After the excitement of Saturday morning's protest, it was down to the dismal business of Labour party selections in the afternoon. Since I've been in the city, Stoke-on-Trent's council election cycle has been three years on, one year off with a third of the 60 seats up at any given time. Furthermore each of the 20 wards returned three councillors. However, the powers that be have been consumed by a lengthy boundary re-jigging exercise alongside an overhauling of local governance. The number of councillors are to be reduced to 45 and wards redrawn so the majority of them are single member. Gone is the rolling election, and in comes an all-out election every four years.
Stoke Labour, still weakened by the events of the last decade, have had a hard time finding enough candidates, so its doubtful any other party will find enough to contest every locality. Nevertheless there are selection battles for seats perceived to be safe, and I just so happen to be in one. My ward was contested by no less than four candidates, three of whom were sitting councillors for other parts of the city. And in the best Labour party traditions, the room filled out with members never before seen at CLP and branch meetings: it was clear a couple of candidates had been pressing the flesh and doing deals to get their support out. Despite that there was almost an upset.
Candidate A (everyone is anonymised in case those who missed out want to try selection elsewhere) began the selection proceedings. She set out her career as a public servant in special needs and elderly care. She stressed her Labour family background, her membership of the Co-op Party and activism with Unison. She talked a bit about her involvement with the local residents' association, her role as school governor in her present council seat on the other side of the city, and the skills she could bring to the ward.
Candidate B said he'd lived in Shelton for 48 years, bringing up seven kids and numerous grandkids. He was a bridge builder with a proven track record of getting on with local whites and Muslims, and has always beaten opponents in his existing ward with a healthy majority. He talked about his role as a trustee of the Islamic Centre in Shelton, as well as its full-time president and secretary. He also worked to secure the new Mosque site. Wider achievements to his name included helping local community projects, secured the go ahead for new footpaths, used money to develop the local park, and get CCTV installed in an anti-social behaviour black spot.
Candidate C began in a similar vein, saying he had lived in Stoke for 28 years and brought his kids up here. While he was part of the May intake, he has proven very active having consistently campaigned in Stoke North during the election. He has taken up every training opportunity offered by the council and the Labour group, and talked about his regular attendance at residential association and community centre meetings. He then said councillors need to be united but accountable, and thought Labour needed to talk more about what it has achieved in the city.
Lastly, Candidate D gave the most energetic speech. She began by saying the industrial revolution began in this ward and that today, because it takes in the central business district, a prosperous ward means a growing Stoke-on-Trent. She talked about her business and emotional ties to the area before moving on to talk about her values and experience. As a trained economist with experience working on other regeneration projects, she would be able to provide the critical scrutiny of the council's plans that have historically been lacking. She also emphasised her activist credentials, first as a former speedboat driver for Greenpeace and now as an active anti-fascist, campaigner to save the Wedgwood Museum, and a very active party volunteer.
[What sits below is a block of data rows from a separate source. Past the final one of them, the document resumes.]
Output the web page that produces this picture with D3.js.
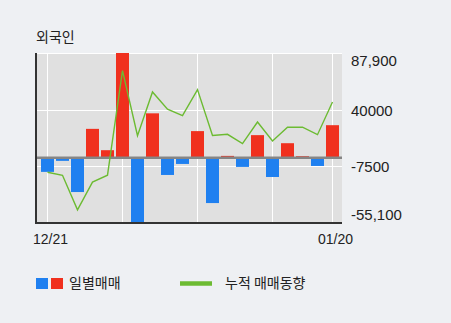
<!DOCTYPE html>
<html>
<head>
<meta charset="utf-8">
<script src="https://cdn.jsdelivr.net/npm/d3@7/dist/d3.min.js"></script>
<style>
  html, body { margin: 0; padding: 0; background: #eef0f3; }
  svg { display: block; }
</style>
</head>
<body>
<svg></svg>
<script>
// 날짜 (12/21 ~ 01/20 거래일)
var dates = ["12/21","12/22","12/23","12/24","12/28","12/29","12/30",
             "01/04","01/05","01/06","01/07","01/08","01/11","01/12",
             "01/13","01/14","01/15","01/18","01/19","01/20"];
// 일별매매
var daily = [-12400, -3100, -29400, 23900, 5900, 87900, -55100, 37000, -15000, -5700,
             22000, -38700, 1100, -8200, 18600, -16700, 11800, 850, -7400, 27000];
// 누적 매매동향
var cumul = [-12700, -15300, -44400, -21000, -15200, 73000, 18200, 55000, 40500, 35000,
             57000, 18300, 19300, 11500, 29700, 13700, 25300, 25400, 19000, 46500];
var yTicks = [87900, 40000, -7500, -55100];
var yTickLabels = ["87,900", "40000", "-7500", "-55,100"];
var xTickIdx = [0, 19];
var gridIdx = [0, 5, 10, 15, 19];

var width = 451, height = 323;
var plot = {left: 37, right: 342, top: 53, bottom: 223};

var svg = d3.select("svg").attr("width", width).attr("height", height);

var x = d3.scaleBand()
    .domain(d3.range(dates.length))
    .range([40, 340])
    .paddingInner(2 / 15)
    .paddingOuter(1 / 15);

var y = d3.scaleLinear()
    .domain([-55100, 87900])
    .range([222.5, 53]);

var cx = function(i) { return x(i) + x.bandwidth() / 2 };

// title
svg.append("text")
    .attr("x", 36).attr("y", 42)
    .attr("font-family", "Noto Sans CJK KR")
    .attr("font-size", 14)
    .attr("fill", "#222")
    .text("외국인");

// plot background
svg.append("rect")
    .attr("x", plot.left).attr("y", plot.top)
    .attr("width", plot.right - plot.left)
    .attr("height", plot.bottom - plot.top)
    .attr("fill", "#e0e0e0");

// grid lines
svg.append("g")
  .selectAll("line.h")
  .data(yTicks.slice(0, 3))
  .enter().append("line")
    .attr("x1", plot.left).attr("x2", plot.right)
    .attr("y1", function(d) { return Math.round(y(d)) + 0.5 })
    .attr("y2", function(d) { return Math.round(y(d)) + 0.5 })
    .attr("stroke", "#fff").attr("stroke-width", 1);

svg.append("g")
  .selectAll("line.v")
  .data(gridIdx)
  .enter().append("line")
    .attr("x1", function(d) { return cx(d) })
    .attr("x2", function(d) { return cx(d) })
    .attr("y1", plot.top).attr("y2", plot.bottom)
    .attr("stroke", "#fff").attr("stroke-width", 1);

// bars
svg.append("g")
  .selectAll("rect")
  .data(daily)
  .enter().append("rect")
    .attr("x", function(d, i) { return x(i) })
    .attr("width", x.bandwidth())
    .attr("y", function(d) { return d > 0 ? y(d) : y(0) })
    .attr("height", function(d) { return Math.abs(y(d) - y(0)) })
    .attr("fill", function(d) { return d > 0 ? "#f0301e" : "#1f80f0" });

// zero line
svg.append("line")
    .attr("x1", plot.left).attr("x2", plot.right)
    .attr("y1", y(0) + 0.5).attr("y2", y(0) + 0.5)
    .attr("stroke", "#858585").attr("stroke-width", 2.5);

// cumulative line
var line = d3.line()
    .x(function(d, i) { return cx(i) })
    .y(function(d) { return y(d) });

svg.append("path")
    .datum(cumul)
    .attr("d", line)
    .attr("fill", "none")
    .attr("stroke", "#6cbb32")
    .attr("stroke-width", 1.4);

// axes lines
svg.append("line")
    .attr("x1", 36).attr("x2", 36)
    .attr("y1", plot.top).attr("y2", plot.bottom + 1)
    .attr("stroke", "#333").attr("stroke-width", 2);
svg.append("line")
    .attr("x1", 35).attr("x2", plot.right)
    .attr("y1", plot.bottom).attr("y2", plot.bottom)
    .attr("stroke", "#333").attr("stroke-width", 2);

// y axis labels (right)
var yAxis = d3.axisRight(y)
    .tickValues(yTicks)
    .tickSize(0)
    .tickPadding(0)
    .tickFormat(function(d, i) { return yTickLabels[i] });

var gy = svg.append("g")
    .attr("transform", "translate(351,0)")
    .call(yAxis);
gy.select(".domain").remove();
gy.selectAll("text")
    .attr("font-family", "Liberation Sans, Arial, sans-serif")
    .attr("font-size", 15)
    .attr("fill", "#222")
    .attr("dy", function(d, i) {
      if (i == 0) return "0.82em";
      if (i == yTicks.length - 1) return "-0.2em";
      return "0.35em";
    });

// x axis labels
var xAxis = d3.axisBottom(x)
    .tickValues(xTickIdx)
    .tickSize(0)
    .tickPadding(0)
    .tickFormat(function(d) { return dates[d] });

var gx = svg.append("g")
    .attr("transform", "translate(3,234)")
    .call(xAxis);
gx.select(".domain").remove();
gx.selectAll("text")
    .attr("font-family", "Liberation Sans, Arial, sans-serif")
    .attr("font-size", 14)
    .attr("fill", "#222");

// legend
var legend = svg.append("g").attr("font-family", "Noto Sans CJK KR").attr("font-size", 14).attr("fill", "#222");
legend.append("rect").attr("x", 36).attr("y", 278).attr("width", 12).attr("height", 11).attr("fill", "#1f80f0");
legend.append("rect").attr("x", 51).attr("y", 278).attr("width", 12).attr("height", 11).attr("fill", "#f0301e");
legend.append("text").attr("x", 69).attr("y", 288).text("일별매매");
legend.append("line").attr("x1", 180).attr("x2", 212).attr("y1", 283.5).attr("y2", 283.5)
    .attr("stroke", "#6cbb32").attr("stroke-width", 4.5);
legend.append("text").attr("x", 225).attr("y", 288).text("누적 매매동향");
</script>
</body>
</html>
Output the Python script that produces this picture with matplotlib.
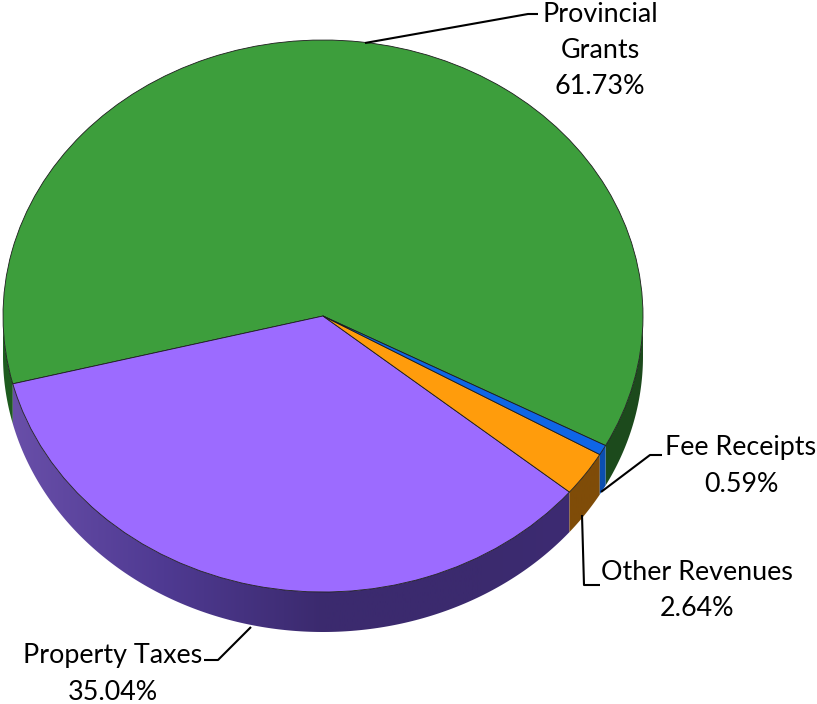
import numpy as np
import matplotlib
matplotlib.use('Agg')
import matplotlib.pyplot as plt
from matplotlib.colors import LinearSegmentedColormap
from matplotlib.patches import Polygon

# data
labels = ['Provincial\nGrants', 'Property Taxes', 'Other Revenues', 'Fee Receipts']
shares = [61.73, 35.04, 2.64, 0.59]
face_colors = ['#3d9e3c', '#9c6bff', '#ff9c0c', '#0f66e6']
# wall shading, left side of the pie to the right side
wall_colors = [['#1f5c20', '#1c4a1c'],
               ['#6a50aa', '#4f3a92', '#3b2a6e', '#3b2a6e', '#3e2b76'],
               ['#7f4c08', '#7f4c08'],
               ['#0b4fb0', '#0b4fb0']]

W, H = 817, 704
CX, CY, RX, RY = 323, 316, 320, 276
DEPTH = 40 / RY
START = -28

plt.rcParams['font.family'] = ['Lato', 'DejaVu Sans']

fig = plt.figure(figsize=(W / 100, H / 100), dpi=100)
ax = fig.add_axes([0, 0, 1, 1])
wedges, _ = ax.pie(shares, colors=face_colors, startangle=START, counterclock=True,
                   wedgeprops={'edgecolor': '#1c1c1c', 'linewidth': 0.6, 'zorder': 3})


def draw_wall(t0, t1, colors):
    # outer wall of a slice, only the part on the near side of the pie
    for shift in (0, 360):
        a = max(t0 + shift, 180)
        b = min(t1 + shift, 360)
        if a >= b:
            continue
        t = np.radians(np.linspace(a, b, 200))
        x, y = np.cos(t), np.sin(t)
        pts = np.r_[np.c_[x, y], np.c_[x[::-1], y[::-1] - DEPTH]]
        poly = Polygon(pts, closed=True, facecolor='none', edgecolor='none')
        ax.add_patch(poly)
        cmap = LinearSegmentedColormap.from_list('wall', colors)
        img = ax.imshow(np.linspace(0, 1, 256)[None, :], cmap=cmap, aspect='auto',
                        extent=(-1, 1, -1 - DEPTH, 1), zorder=1)
        img.set_clip_path(poly)


angle = START
for share, colors in zip(shares, wall_colors):
    span = share * 3.6
    draw_wall(angle, angle + span, colors)
    angle += span

# map the unit pie onto the squashed ellipse in pixels
ax.set_aspect('auto')
ax.set_xlim(-CX / RX, (W - CX) / RX)
ax.set_ylim((CY - H) / RY, CY / RY)
ax.axis('off')

# leader lines and labels, in pixel coordinates
over = fig.add_axes([0, 0, 1, 1], facecolor='none')
over.set_xlim(0, W)
over.set_ylim(H, 0)
over.axis('off')

leaders = [([365, 528, 538], [43, 14, 14]),
           ([251, 218, 204], [627, 660, 660]),
           ([582, 584, 600], [515, 585, 585]),
           ([601, 650, 662], [492, 455, 455])]
for xs, ys in leaders:
    over.plot(xs, ys, color='black', lw=1.5, solid_capstyle='butt')

label_pos = [(600, 15), (113, 656), (697, 573), (741, 448)]
for label, share, (x, y) in zip(labels, shares, label_pos):
    for i, line in enumerate(label.split('\n') + [f'{share:.2f}%']):
        over.text(x, y + i * 36, line, ha='center', va='center', fontsize=19.4, color='black')

fig.savefig('out.png', dpi=100)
As is customary the members had the opportunity to grill the candidates after their presentations. As tempting as it was to quiz them on the decision of Gerry Healy and the US SWP to split the Fourth International in 1953 and whether they thought it was based on sound principle or political opportunism, I asked all four this instead:
The new ward contains Hanley's wealth creating areas but also some of the worst deprivation in the city. What do you think about this wealth gap, and how would you go about addressing it?I got a mixed bag of answers. Candidate B gave the worst response, saying he would "meet people". Oh dear. Candidate A thought the ward had a lot going for it and was better off than some. While this is partly true, the northern end has some of the worst housing stock I've seen in Stoke. I'm not exaggerating when I say the council has demolished property that's in better nick. Candidate C answered that councillors need to work hard to attract more investment. But Candidate D gave the best answer by some distance. She said the same thing about business, but also that they need to be encouraged to provide more employment and discharge more responsibilities to the communities in which they sit. As the public sector shrinks they have to step in and promote the local 'soft' institutions that knit the area together.
None of them offered a programme bridging the gap between today's consciousness and the necessity of a workers' government, but it was clear to me who was the 'most Labour', dynamic, and capable of the candidates, so I duly wrote Candidate D's name on my ballot paper. Much to my surprise she got through to the second round of voting, winning over some of the supposed block vote that had turned out for candidate B. But unfortunately she was pipped to the post by Candidate C. So congratulations to him and commiserations to everyone else.
There is one thing about the process that didn't sit easy with me. The day saw selections also take place for the two other safest seats in the constituency, none of which were done under all-women shortlists. This has been reserved for two wards that will be more challenging for Labour to win. AWS is far from problematic and has been abused from time to time by cliques and bureaucrats to get placewomen in position, but for all that there remains a troubling gender gap in Labour representation. In my opinion AWS is an evil less worse than allowing it to go unaddressed. So why wasn't one of these seats designated as such?